Ширвиндт в пыльном халате

У Вертинского есть гениальные слова (правда, это стихи не о театре): "Я не знаю, зачем и кому это нужно." Маятник жизни сейчас приобрёл такую сумасшедшую скорость, что человеческое восприятие обострилось "до нерва". Нельзя сейчас ни обмануть, ни обманывать. Только выстраданное, только написанное кровью своего сердца, только до потери сознания живое может сегодня спасти. Малодушие, сделка с ложной театральностью, уступка собственной нечувствительности сегодня не проходят

Премьера театра Сатиры "Орнифль" по не самой удачной пьесе Ж. Ануя - это реплики, подаваемые в зал, это герои, ставшие частью сценографии, это шутки, заранее рассчитанные на зрителя и вызывающие смех, но не потому, что он в них заложен, а потому что они воздействуют на самый верхний, самый простой слой сознания и вызывают эффект "поскользнулся на банановой кожуре". Это главный герой Орнифль, поющий в стиле рэп сочинённые им псалмы.

Орнифль - то ли стареющий Дон Жуан, то ли несостоявшийся Сальери - сочиняет бездарные стихи, а сам цитирует гениев; соблазняет всех подряд женщин и никого не любит, кроме, как у Цветаевой, "и себя в зеркале". Он - "прохладный", и "зеркало тоже -прохладное". И его тоже никто не любит. Только маскируются под любовь старая дева секретарша, невостребованная нереализовавшаяся жена, суетливый доверчивый друг, свалившиеся с неба внебрачный сын и его невеста. Маскируются - потому что неживое не может отражаться в зеркале живым. Часто бывает, что когда актёры играют самих себя, они абсолютно точно вписываются в атмосферу спектакля, обогощая его своей индивидуальностью.

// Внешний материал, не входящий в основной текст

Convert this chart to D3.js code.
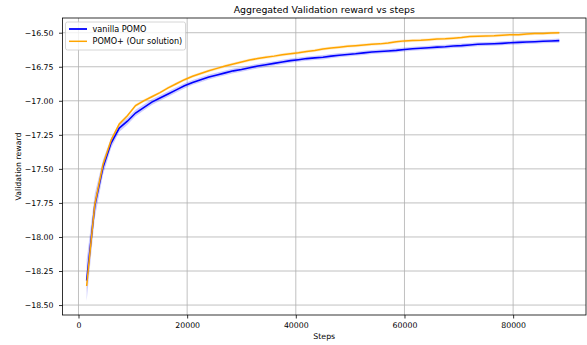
<!DOCTYPE html>
<html>
<head>
<meta charset="utf-8">
<script src="https://cdn.jsdelivr.net/npm/d3@7"></script>
<style>
  html, body { margin: 0; padding: 0; background: #fff; }
  svg { display: block; font-family: "DejaVu Sans", sans-serif; }
</style>
</head>
<body>
<div id="chart"></div>
<script>
// evaluation steps
const steps = [
  1500, 3000, 4500, 6000, 7500, 9000, 10500, 12000, 13500, 15000,
  16500, 18000, 19500, 21000, 22500, 24000, 25500, 27000, 28500, 30000,
  31500, 33000, 34500, 36000, 37500, 39000, 40500, 42000, 43500, 45000,
  46500, 48000, 49500, 51000, 52500, 54000, 55500, 57000, 58500, 60000,
  61500, 63000, 64500, 66000, 67500, 69000, 70500, 72000, 73500, 75000,
  76500, 78000, 79500, 81000, 82500, 84000, 85500, 87000, 88500
];

const vanillaMean = [
  -18.32, -17.77, -17.49, -17.31, -17.20, -17.15, -17.09, -17.05, -17.01, -16.98,
  -16.95, -16.92, -16.89, -16.865, -16.845, -16.825, -16.81, -16.795, -16.78, -16.77,
  -16.757, -16.745, -16.735, -16.725, -16.715, -16.705, -16.698, -16.69, -16.685, -16.68,
  -16.672, -16.665, -16.66, -16.655, -16.648, -16.642, -16.638, -16.634, -16.63, -16.623,
  -16.618, -16.614, -16.61, -16.606, -16.603, -16.598, -16.595, -16.59, -16.585, -16.583,
  -16.581, -16.578, -16.574, -16.571, -16.568, -16.566, -16.563, -16.561, -16.558
];

const vanillaSpread = [
  0.15, 0.09, 0.055, 0.038, 0.03, 0.026, 0.024, 0.022, 0.021, 0.02,
  0.02, 0.019, 0.019, 0.018, 0.018, 0.018, 0.018, 0.017, 0.017, 0.017,
  0.017, 0.017, 0.016, 0.016, 0.016, 0.016, 0.016, 0.016, 0.016, 0.016,
  0.016, 0.016, 0.015, 0.015, 0.015, 0.015, 0.015, 0.015, 0.015, 0.015,
  0.015, 0.015, 0.015, 0.015, 0.015, 0.015, 0.015, 0.015, 0.015, 0.015,
  0.015, 0.015, 0.015, 0.015, 0.015, 0.015, 0.015, 0.015, 0.015
];

const pomoPlusMean = [
  -18.36, -17.76, -17.47, -17.29, -17.17, -17.11, -17.035, -17.00, -16.97, -16.94,
  -16.905, -16.875, -16.845, -16.82, -16.80, -16.78, -16.762, -16.745, -16.73, -16.715,
  -16.70, -16.69, -16.68, -16.672, -16.662, -16.655, -16.648, -16.638, -16.63, -16.62,
  -16.612, -16.606, -16.60, -16.595, -16.59, -16.585, -16.582, -16.575, -16.566, -16.56,
  -16.558, -16.556, -16.552, -16.547, -16.545, -16.54, -16.535, -16.528, -16.526, -16.525,
  -16.523, -16.518, -16.515, -16.515, -16.51, -16.506, -16.505, -16.503, -16.501
];

const pomoPlusSpread = [
  0.05, 0.03, 0.02, 0.015, 0.013, 0.012, 0.012, 0.011, 0.011, 0.011,
  0.011, 0.011, 0.011, 0.011, 0.011, 0.011, 0.011, 0.011, 0.011, 0.011,
  0.011, 0.011, 0.011, 0.011, 0.011, 0.011, 0.011, 0.011, 0.011, 0.011,
  0.011, 0.011, 0.011, 0.011, 0.011, 0.011, 0.011, 0.011, 0.011, 0.011,
  0.011, 0.011, 0.011, 0.011, 0.011, 0.011, 0.011, 0.011, 0.011, 0.011,
  0.011, 0.011, 0.011, 0.011, 0.011, 0.011, 0.011, 0.011, 0.011
];

const xTicks = [0, 20000, 40000, 60000, 80000];
const yTicks = [-16.5, -16.75, -17.0, -17.25, -17.5, -17.75, -18.0, -18.25, -18.5];

const seriesNames = ['vanilla POMO', 'POMO+ (Our solution)'];

const width = 587;
const height = 345;
const plot = { left: 62.5, right: 586, top: 18, bottom: 315 };
const fontSize = 7.8;

const svg = d3.select('#chart')
  .append('svg')
  .attr('width', width)
  .attr('height', height);

const x = d3.scaleLinear()
  .domain([-2944, 93413])
  .range([plot.left, plot.right]);

const y = d3.scaleLinear()
  .domain([-18.573, -16.392])
  .range([plot.bottom, plot.top]);

const fmtY = v => d3.format('.2f')(v).replace('-', '\u2212');

// grid
svg.append('g')
  .selectAll('line')
  .data(xTicks)
  .enter()
  .append('line')
  .attr('x1', d => x(d)).attr('x2', d => x(d))
  .attr('y1', plot.top).attr('y2', plot.bottom)
  .attr('stroke', '#b0b0b0')
  .attr('stroke-width', 0.8);

svg.append('g')
  .selectAll('line')
  .data(yTicks)
  .enter()
  .append('line')
  .attr('x1', plot.left).attr('x2', plot.right)
  .attr('y1', d => y(d)).attr('y2', d => y(d))
  .attr('stroke', '#b0b0b0')
  .attr('stroke-width', 0.8);

// series
const vanilla = steps.map((s, i) => ({ s, m: vanillaMean[i], sd: vanillaSpread[i] }));
const pomoPlus = steps.map((s, i) => ({ s, m: pomoPlusMean[i], sd: pomoPlusSpread[i] }));

const area = d3.area()
  .x(d => x(d.s))
  .y0(d => y(d.m - d.sd))
  .y1(d => y(d.m + d.sd));

const line = d3.line()
  .x(d => x(d.s))
  .y(d => y(d.m));

svg.append('path')
  .datum(vanilla)
  .attr('d', area)
  .attr('fill', 'blue')
  .attr('fill-opacity', 0.2);

svg.append('path')
  .datum(pomoPlus)
  .attr('d', area)
  .attr('fill', 'orange')
  .attr('fill-opacity', 0.2);

svg.append('path')
  .datum(vanilla)
  .attr('d', line)
  .attr('fill', 'none')
  .attr('stroke', 'blue')
  .attr('stroke-width', 1.6);

svg.append('path')
  .datum(pomoPlus)
  .attr('d', line)
  .attr('fill', 'none')
  .attr('stroke', 'orange')
  .attr('stroke-width', 1.5);

// axes
const xAxis = svg.append('g')
  .attr('transform', `translate(0, ${plot.bottom})`)
  .call(d3.axisBottom(x).tickValues(xTicks).tickFormat(d3.format('d')).tickSizeOuter(0).tickSize(3.5).tickPadding(3.5));
const yAxis = svg.append('g')
  .attr('transform', `translate(${plot.left}, 0)`)
  .call(d3.axisLeft(y).tickValues(yTicks).tickFormat(fmtY).tickSizeOuter(0).tickSize(3.5).tickPadding(5.5));

[xAxis, yAxis].forEach(a => {
  a.select('.domain').remove();
  a.selectAll('text').attr('font-size', fontSize).attr('fill', '#000').style('font-family', '"DejaVu Sans", sans-serif');
  a.selectAll('line').attr('stroke', '#000').attr('stroke-width', 0.8);
});

// frame
svg.append('rect')
  .attr('x', plot.left).attr('y', plot.top)
  .attr('width', plot.right - plot.left)
  .attr('height', plot.bottom - plot.top)
  .attr('fill', 'none')
  .attr('stroke', '#000')
  .attr('stroke-width', 0.8);

// labels
svg.append('text')
  .attr('x', (plot.left + plot.right) / 2)
  .attr('y', 13)
  .attr('text-anchor', 'middle')
  .attr('font-size', 9.4)
  .text('Aggregated Validation reward vs steps');

svg.append('text')
  .attr('x', (plot.left + plot.right) / 2)
  .attr('y', 339)
  .attr('text-anchor', 'middle')
  .attr('font-size', fontSize)
  .text('Steps');

svg.append('text')
  .attr('transform', `translate(21, ${(plot.top + plot.bottom) / 2}) rotate(-90)`)
  .attr('text-anchor', 'middle')
  .attr('font-size', fontSize)
  .text('Validation reward');

// legend
const legend = svg.append('g').attr('transform', 'translate(65.5, 22)');
legend.append('rect')
  .attr('width', 120)
  .attr('height', 28)
  .attr('rx', 2)
  .attr('fill', '#fff')
  .attr('fill-opacity', 0.8)
  .attr('stroke', '#cccccc')
  .attr('stroke-width', 0.8);

const legendColors = ['blue', 'orange'];
const legendWidths = [1.8, 1.5];
seriesNames.forEach((name, i) => {
  const ly = 7 + i * 12.3;
  legend.append('line')
    .attr('x1', 3.5).attr('x2', 21.5)
    .attr('y1', ly).attr('y2', ly)
    .attr('stroke', legendColors[i])
    .attr('stroke-width', legendWidths[i]);
  legend.append('text')
    .attr('x', 27)
    .attr('y', ly + 2.9)
    .attr('font-size', 8.1)
    .text(name);
});
</script>
</body>
</html>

Другое дело, когда они играют однажды надетый халат, который подобно Плюшкину, берегут и надевают, когда больше нечего надеть. Халат уже весь в проплешинах, в пятнах, а они всё с него пылинки сдувают. Поносят и опять бережно в шкаф на плечики повесят. Кстати, живой спектакль или нет, зачастую можно определить чисто зрительно, не слушая даже текст, отключив эмоциональное восприятие, не вдумываясь даже в идею. Как нас, грешных, выдают одежда и обстановка, так обнажает себя спектакль - костюмами и сценографией.

В "Орнифле" в костюмах нет смысла, нет стиля, нет мысли; в них нет времени и даже пространства - современная одежда какого-нибудь более или менее дорогого московского магазина главных героев и стилизованные под Мольера костюмы служанки и докторов. У них нет цвета, нет звука, способных пробудить ассоциацию или воспоминание. Сценография же под магическим воздействием создаваемого каждым спектаклем особого энергетического поля оборачивается вдруг не помощницей спектаклю, а как бы пародией на него; становится не окрыляющей, а грубо, тяжело прибивающей к земле и от души над ним хохочущей. Мраморные колонны, массивная античная статуя, плоский бассейн фонтана, бюро-софа, на котором возлежит Орнифль (А. Ширвиндт ), увенчанный лавровым венком, - всё это донельзя упрощает и огрубляет и без того несложный рисунок мизансцен, в которых не решаются проблемы, не вспыхивают и не угасают чувства.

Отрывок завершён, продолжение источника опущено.